Later, in my twenties, after moving to New York to pursue education and life as an artist, long after Cheryl, Shaun and I stayed in contact. I returned to Boston for a visit. I was hurting from a break-up. I’d spent one of my school semesters drugging until it had gotten out of control. I think I’d called Shaun because in many ways he was still home to me. When we got together he took me out for old time’s sake, for a night of snorting cocaine inside the loft of a famous photographer. I had visited the loft before, and was always impressed by its cool, the people, light bulbs and flashing cameras. We stayed up all night, Shaun, the photographer and me, drinking, snorting and smoking cocaine laced with PCP. By morning the room spun in my head. I could see glimpses of gray light through a covered window. Shaun was high and while readying to leave, he mumbled, “Listen, Hun, my car’s broken down and I need some help to get started. My mom’s working temporarily around the corner, and I’ll go ask her to help us out with some money.”
So he left, with no intention of returning. Meanwhile, I was being pressured by the photographer to perform a sexual favor in exchange for cab fare, which I needed to get home.
I remember a beautiful white cotton model’s dress that the photographer instructed me to put on. It was sheer and beneath I felt naked and afraid. I remember the sour taste of a condom breaking, cum in my mouth, and a feeling of dirt and violation by both him and Shaun.
For a long time after I didn’t speak to Shaun, or confront him for leaving me in that situation. I returned to New York, knowing there was no one in Shaun to confront, no conscious person who might have shown up and said, Yes, I love you, I’m sorry.
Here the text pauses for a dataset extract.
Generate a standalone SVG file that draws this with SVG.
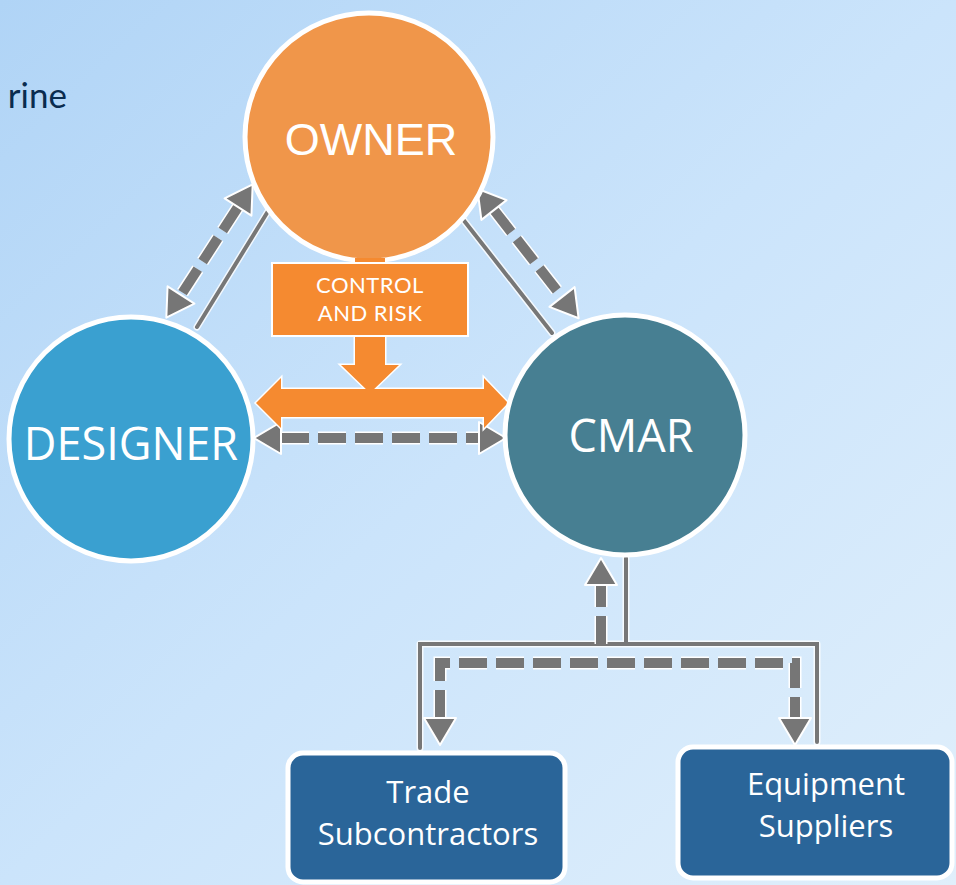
<svg xmlns="http://www.w3.org/2000/svg" width="956" height="885" viewBox="0 0 956 885">
  <defs>
    <linearGradient id="bg" x1="0" y1="0" x2="1" y2="1">
      <stop offset="0" stop-color="#b0d4f6"/>
      <stop offset="0.5" stop-color="#cbe4fb"/>
      <stop offset="1" stop-color="#e0effb"/>
    </linearGradient>
    <marker id="head" markerUnits="userSpaceOnUse" viewBox="-2 -2 31 36" refX="0" refY="16" markerWidth="31" markerHeight="36" orient="auto-start-reverse" overflow="visible">
      <path d="M0,0 L27,16 L0,32 Z" fill="#767676" stroke="#ffffff" stroke-width="2" stroke-linejoin="round"/>
    </marker>
    <style>
      .halo-dash { fill: none; stroke: #ffffff; stroke-width: 13; stroke-dasharray: 28 9; }
      .dash { fill: none; stroke: #767676; stroke-width: 10; stroke-dasharray: 28 9; }
      .halo-solid { fill: none; stroke: #ffffff; stroke-width: 7; stroke-linecap: round; stroke-linejoin: round; opacity: 0.8; }
      .solid { fill: none; stroke: #777777; stroke-width: 4; stroke-linecap: round; stroke-linejoin: miter; }
      .ring { stroke: #ffffff; stroke-width: 5; }
      .big { fill: #ffffff; font-size: 45px; text-anchor: middle; }
      .box { fill: #2a6599; stroke: #ffffff; stroke-width: 5; }
      .boxtext { fill: #ffffff; font-family: "Open Sans", "Noto Sans", sans-serif; font-size: 31px; text-anchor: middle; }
      .orange { fill: #f58a30; }
      .label { fill: #ffffff; font-family: Lato, "Open Sans", sans-serif; font-size: 22px; text-anchor: middle; letter-spacing: 0.5px; }
    </style>
  </defs>

  <rect width="956" height="885" fill="url(#bg)"/>

  <!-- heading fragment at the top left -->
  <text x="67" y="108" font-family="Lato, 'Open Sans', sans-serif" font-size="35" fill="#0a2c4f" text-anchor="end">rine</text>

  <!-- connectors -->
  <g id="connectors">
    <!-- solid contract lines -->
    <path class="halo-solid" d="M270,208 L197,327 M458,213 L552,333 M626,558 V644 M420,748 V644 H817 V742"/>
    <path class="solid" d="M270,208 L197,327 M458,213 L552,333 M626,558 V644 M420,748 V644 H817 V742"/>

    <!-- dashed communication lines -->
    <path class="halo-dash" d="M238,207 L181,295"/>
    <path class="dash" d="M238,207 L181,295" marker-start="url(#head)" marker-end="url(#head)"/>

    <path class="halo-dash" d="M494,210 L562,297"/>
    <path class="dash" d="M494,210 L562,297" marker-start="url(#head)" marker-end="url(#head)"/>

    <path class="halo-dash" d="M281,438 L479,438"/>
    <path class="dash" d="M281,438 L479,438" marker-start="url(#head)" marker-end="url(#head)"/>

    <path class="halo-dash" d="M601,644 V585"/>
    <path class="dash" d="M601,644 V585" marker-end="url(#head)"/>

    <path class="halo-dash" d="M440,718 V663 H795 V718"/>
    <path class="dash" d="M440,718 V663 H795 V718" marker-start="url(#head)" marker-end="url(#head)"/>

    <!-- control and risk arrows: outlines first, then fills so they merge -->
    <g fill="none" stroke="#ffffff" stroke-width="3" stroke-linejoin="miter">
      <polygon points="256,403 281,378 281,389 484,389 484,378 508,403 484,428 484,417 281,417 281,428"/>
      <polygon points="355,336 385,336 385,365 399,365 370,393 341,365 355,365"/>
    </g>
    <g class="orange">
      <polygon points="256,403 281,378 281,389 484,389 484,378 508,403 484,428 484,417 281,417 281,428"/>
      <polygon points="355,336 385,336 385,365 399,365 370,393 341,365 355,365"/>
    </g>
  </g>

  <g id="owner">
    <circle class="ring" cx="369" cy="137" r="124" fill="#f0964a"/>
    <rect x="355" y="258" width="30" height="8" class="orange"/>
    <text class="big" x="371" y="155" font-family="'Liberation Sans', Arial, sans-serif" font-size="46">OWNER</text>
  </g>

  <g id="control-risk">
    <rect x="272" y="263" width="196" height="73" class="orange" stroke="#ffffff" stroke-width="2"/>
    <text class="label" x="370" y="293">CONTROL</text>
    <text class="label" x="370" y="321">AND RISK</text>
  </g>

  <g id="designer">
    <circle class="ring" cx="131" cy="439" r="122" fill="#3aa0d0"/>
    <text class="big" x="131" y="460" font-family="'Open Sans', 'Noto Sans', sans-serif">DESIGNER</text>
  </g>

  <g id="cmar">
    <circle class="ring" cx="625" cy="435" r="120" fill="#477f92"/>
    <text class="big" x="631" y="452" font-family="'Open Sans', 'Noto Sans', sans-serif" font-size="46">CMAR</text>
  </g>

  <g id="trade-subcontractors">
    <rect class="box" x="288" y="753" width="277" height="129" rx="15"/>
    <text class="boxtext" x="428" y="803">Trade</text>
    <text class="boxtext" x="428" y="845">Subcontractors</text>
  </g>

  <g id="equipment-suppliers">
    <rect class="box" x="678" y="747" width="274" height="131" rx="15"/>
    <text class="boxtext" x="826" y="795">Equipment</text>
    <text class="boxtext" x="826" y="837">Suppliers</text>
  </g>
</svg>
I began to realize that part of Shaun’s mystique was his elusiveness, an ability to scheme women, while stringing along as many as possible. I suppose now, after traveling the world and living my life as an artist, I’ve met hundreds of Shauns, people who heap damage on you and act as if it never happened.
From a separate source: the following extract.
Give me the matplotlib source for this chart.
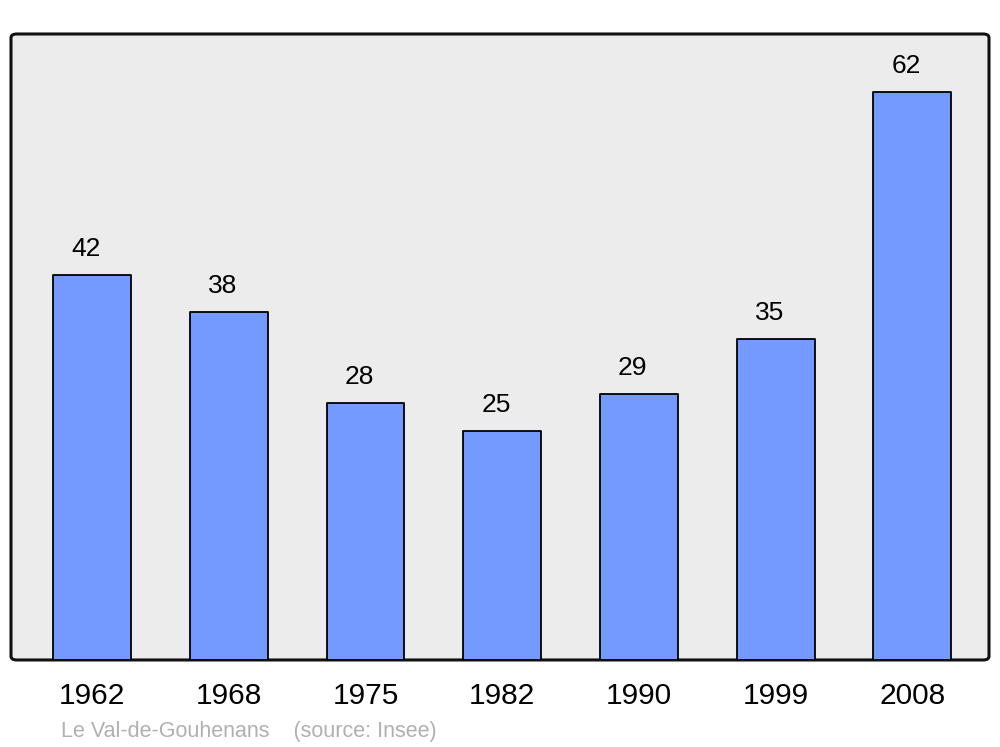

After many years, I contacted Shaun again. It was a few days before Christmas, and we met outside of his grandmother’s house by an ornate tree. I had long since resolved the situation in the photographer’s loft for myself. The Shaun who greeted me was not the same person I’d known. He was no longer the bright light leading me like a great conductor into a new world. His features were the same, same as the chiseled Nefertiti he resembled, but the sun that bronzed him was gone. I knew he’d been defeated by the same history and tragedy that surrounded his mother, father, brot
her, sister, and him. He could never escape.
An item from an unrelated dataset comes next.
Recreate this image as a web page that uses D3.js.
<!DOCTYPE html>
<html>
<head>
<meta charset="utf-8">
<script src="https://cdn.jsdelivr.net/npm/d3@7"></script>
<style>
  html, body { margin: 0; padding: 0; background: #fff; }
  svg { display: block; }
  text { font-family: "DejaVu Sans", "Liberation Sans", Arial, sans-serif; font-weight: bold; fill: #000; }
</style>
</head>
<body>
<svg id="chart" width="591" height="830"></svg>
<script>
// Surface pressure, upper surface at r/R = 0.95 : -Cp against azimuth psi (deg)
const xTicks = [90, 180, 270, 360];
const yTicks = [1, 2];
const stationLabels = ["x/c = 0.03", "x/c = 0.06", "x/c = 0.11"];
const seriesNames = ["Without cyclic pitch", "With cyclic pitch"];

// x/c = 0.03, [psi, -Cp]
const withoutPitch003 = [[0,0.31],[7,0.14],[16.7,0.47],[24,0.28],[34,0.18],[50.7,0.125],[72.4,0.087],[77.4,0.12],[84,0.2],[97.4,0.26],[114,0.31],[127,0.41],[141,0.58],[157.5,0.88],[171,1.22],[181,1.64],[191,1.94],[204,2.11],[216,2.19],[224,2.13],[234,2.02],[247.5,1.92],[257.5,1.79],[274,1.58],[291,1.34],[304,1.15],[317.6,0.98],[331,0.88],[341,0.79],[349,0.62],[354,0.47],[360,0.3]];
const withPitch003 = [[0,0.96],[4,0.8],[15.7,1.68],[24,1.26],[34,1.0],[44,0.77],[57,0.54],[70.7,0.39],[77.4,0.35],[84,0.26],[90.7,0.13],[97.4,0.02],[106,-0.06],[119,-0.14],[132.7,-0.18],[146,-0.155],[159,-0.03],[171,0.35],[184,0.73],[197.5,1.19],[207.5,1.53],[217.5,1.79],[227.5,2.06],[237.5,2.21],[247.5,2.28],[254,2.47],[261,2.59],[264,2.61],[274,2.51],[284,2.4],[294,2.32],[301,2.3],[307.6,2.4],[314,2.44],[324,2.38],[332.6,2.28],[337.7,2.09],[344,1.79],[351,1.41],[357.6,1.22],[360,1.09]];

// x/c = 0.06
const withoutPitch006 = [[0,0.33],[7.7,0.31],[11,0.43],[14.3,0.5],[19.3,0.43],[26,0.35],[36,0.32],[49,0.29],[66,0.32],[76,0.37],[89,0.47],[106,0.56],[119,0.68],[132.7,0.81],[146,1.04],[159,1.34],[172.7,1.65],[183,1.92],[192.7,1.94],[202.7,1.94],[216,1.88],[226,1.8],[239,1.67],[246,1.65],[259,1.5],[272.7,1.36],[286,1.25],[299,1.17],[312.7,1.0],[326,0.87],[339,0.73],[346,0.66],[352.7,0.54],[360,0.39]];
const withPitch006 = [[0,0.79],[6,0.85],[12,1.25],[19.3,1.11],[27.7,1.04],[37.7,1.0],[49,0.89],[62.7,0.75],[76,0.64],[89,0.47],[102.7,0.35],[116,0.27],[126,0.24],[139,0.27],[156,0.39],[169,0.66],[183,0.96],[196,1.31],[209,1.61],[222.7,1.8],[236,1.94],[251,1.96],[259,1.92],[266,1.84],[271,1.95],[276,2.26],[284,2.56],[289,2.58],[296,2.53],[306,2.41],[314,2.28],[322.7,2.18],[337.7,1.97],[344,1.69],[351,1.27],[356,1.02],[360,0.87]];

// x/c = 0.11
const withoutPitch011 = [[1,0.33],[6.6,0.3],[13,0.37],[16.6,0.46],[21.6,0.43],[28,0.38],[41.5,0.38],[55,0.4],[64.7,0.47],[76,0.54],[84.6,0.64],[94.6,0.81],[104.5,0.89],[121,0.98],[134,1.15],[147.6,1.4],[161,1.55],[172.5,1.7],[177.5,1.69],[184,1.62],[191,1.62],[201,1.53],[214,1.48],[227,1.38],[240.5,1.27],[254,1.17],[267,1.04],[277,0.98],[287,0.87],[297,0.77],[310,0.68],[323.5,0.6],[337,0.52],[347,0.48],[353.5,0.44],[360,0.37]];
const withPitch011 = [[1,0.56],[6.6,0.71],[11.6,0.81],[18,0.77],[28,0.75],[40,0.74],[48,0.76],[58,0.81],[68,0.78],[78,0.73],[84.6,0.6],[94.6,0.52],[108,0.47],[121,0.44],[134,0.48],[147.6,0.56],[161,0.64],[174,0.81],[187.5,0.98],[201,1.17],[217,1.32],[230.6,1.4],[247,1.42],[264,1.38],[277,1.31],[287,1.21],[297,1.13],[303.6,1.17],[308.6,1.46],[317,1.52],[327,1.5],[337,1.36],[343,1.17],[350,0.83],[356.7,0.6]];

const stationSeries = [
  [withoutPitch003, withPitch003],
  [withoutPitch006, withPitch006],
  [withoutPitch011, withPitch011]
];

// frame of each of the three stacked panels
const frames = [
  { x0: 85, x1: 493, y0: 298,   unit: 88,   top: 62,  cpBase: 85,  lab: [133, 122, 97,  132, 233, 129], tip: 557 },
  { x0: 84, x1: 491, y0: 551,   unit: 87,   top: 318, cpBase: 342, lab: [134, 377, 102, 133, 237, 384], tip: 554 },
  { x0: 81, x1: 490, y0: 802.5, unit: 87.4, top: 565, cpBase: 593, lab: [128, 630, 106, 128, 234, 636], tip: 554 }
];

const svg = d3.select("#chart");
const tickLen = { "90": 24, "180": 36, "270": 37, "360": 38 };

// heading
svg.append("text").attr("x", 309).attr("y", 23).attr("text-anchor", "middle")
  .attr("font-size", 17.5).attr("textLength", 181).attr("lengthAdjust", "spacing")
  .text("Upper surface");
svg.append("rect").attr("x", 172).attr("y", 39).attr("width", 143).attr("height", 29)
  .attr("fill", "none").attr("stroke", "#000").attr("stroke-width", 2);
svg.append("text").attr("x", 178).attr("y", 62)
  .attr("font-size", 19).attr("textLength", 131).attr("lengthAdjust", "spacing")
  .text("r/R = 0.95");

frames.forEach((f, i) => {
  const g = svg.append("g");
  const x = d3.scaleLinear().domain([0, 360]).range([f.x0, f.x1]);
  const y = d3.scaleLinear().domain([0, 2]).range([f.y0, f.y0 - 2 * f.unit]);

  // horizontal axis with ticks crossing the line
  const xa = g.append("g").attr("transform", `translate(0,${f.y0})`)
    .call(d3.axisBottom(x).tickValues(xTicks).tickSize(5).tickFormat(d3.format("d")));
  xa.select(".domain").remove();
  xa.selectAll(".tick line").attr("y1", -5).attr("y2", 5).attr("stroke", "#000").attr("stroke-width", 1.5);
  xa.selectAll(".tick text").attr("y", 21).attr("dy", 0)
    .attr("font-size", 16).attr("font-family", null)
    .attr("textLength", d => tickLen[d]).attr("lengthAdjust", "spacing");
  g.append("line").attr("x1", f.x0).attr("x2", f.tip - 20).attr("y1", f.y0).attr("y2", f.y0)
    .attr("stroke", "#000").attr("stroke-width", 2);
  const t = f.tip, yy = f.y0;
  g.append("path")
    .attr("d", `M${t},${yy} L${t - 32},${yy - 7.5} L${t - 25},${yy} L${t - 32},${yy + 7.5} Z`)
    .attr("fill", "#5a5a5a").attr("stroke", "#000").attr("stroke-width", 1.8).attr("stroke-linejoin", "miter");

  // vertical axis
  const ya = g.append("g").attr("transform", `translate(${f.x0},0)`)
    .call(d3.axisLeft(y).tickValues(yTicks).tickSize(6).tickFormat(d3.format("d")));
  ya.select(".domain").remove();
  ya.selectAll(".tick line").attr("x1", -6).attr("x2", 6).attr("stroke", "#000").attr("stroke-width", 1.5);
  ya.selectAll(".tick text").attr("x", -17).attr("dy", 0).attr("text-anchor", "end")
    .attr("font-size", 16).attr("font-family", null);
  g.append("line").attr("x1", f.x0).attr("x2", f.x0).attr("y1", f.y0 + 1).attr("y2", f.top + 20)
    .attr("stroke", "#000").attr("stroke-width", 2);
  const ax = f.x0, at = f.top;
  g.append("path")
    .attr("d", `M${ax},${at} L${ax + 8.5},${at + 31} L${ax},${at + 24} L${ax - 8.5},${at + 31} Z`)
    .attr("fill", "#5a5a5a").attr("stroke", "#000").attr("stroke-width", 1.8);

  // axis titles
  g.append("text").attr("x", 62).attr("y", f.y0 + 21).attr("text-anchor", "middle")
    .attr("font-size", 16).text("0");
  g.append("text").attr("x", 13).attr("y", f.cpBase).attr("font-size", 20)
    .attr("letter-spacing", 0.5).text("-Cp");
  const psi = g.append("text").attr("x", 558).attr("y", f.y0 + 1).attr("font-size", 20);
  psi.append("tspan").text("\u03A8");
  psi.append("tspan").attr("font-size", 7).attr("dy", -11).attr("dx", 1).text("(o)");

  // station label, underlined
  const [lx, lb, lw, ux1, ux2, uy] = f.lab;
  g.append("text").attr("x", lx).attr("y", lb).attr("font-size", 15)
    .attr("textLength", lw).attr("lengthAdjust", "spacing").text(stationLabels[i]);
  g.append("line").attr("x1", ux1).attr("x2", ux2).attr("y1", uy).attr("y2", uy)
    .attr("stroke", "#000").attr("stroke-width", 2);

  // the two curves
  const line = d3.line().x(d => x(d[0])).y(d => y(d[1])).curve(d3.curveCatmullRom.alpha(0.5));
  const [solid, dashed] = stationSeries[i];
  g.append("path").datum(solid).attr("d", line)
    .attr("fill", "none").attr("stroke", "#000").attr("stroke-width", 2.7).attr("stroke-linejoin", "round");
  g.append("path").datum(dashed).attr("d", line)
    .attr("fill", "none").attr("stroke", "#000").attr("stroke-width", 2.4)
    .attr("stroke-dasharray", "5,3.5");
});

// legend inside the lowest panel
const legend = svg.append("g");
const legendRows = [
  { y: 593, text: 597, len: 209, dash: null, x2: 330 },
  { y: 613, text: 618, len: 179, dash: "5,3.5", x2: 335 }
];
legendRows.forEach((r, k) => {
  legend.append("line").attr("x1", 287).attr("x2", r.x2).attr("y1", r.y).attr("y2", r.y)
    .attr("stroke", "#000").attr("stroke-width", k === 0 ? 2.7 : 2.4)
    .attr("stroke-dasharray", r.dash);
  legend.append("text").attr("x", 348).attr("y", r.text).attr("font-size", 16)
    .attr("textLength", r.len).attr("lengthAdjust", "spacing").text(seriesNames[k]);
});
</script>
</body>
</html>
“I was in the hospital,” he said. “Had a car accident, broke a lot of bones and was self-medicating,” which was his euphemistic way of saying, “I’ve been on drugs.” I saw that he was suffering. I told him about my life in New York and my own current struggles. I wanted to show him how much I had grown up. He looked at me and said, “You’re still so beautiful, Pamela. Please don’t ever give up.” And for one brief moment in the moonlight on a Boston rooftop he held me, with his lips brushing mine in quite the same soft way they had on prom night years before, when he’d awakened something in me … to longing, lust, and my power as a woman. So when he kissed me there and then, and held me in that moonlight, though what we had was far behind us, I felt my heart flutter for him, as it always had, beyond reason.
EPILOGUE:
Uncle Vernon passed away a few years ago. From my earliest memories as a child, I remember his painting and collages. He was the first person to ever plant in me the idea that anyone could be an artist.
My family has healed many things, some not. My stepmother is obsessed these days with the idea of me coming home … The other day she sent me a text out of the blue:
Hi Pam
I bought you a blanket and a comforter, so you won’t be cold this winter when you come home.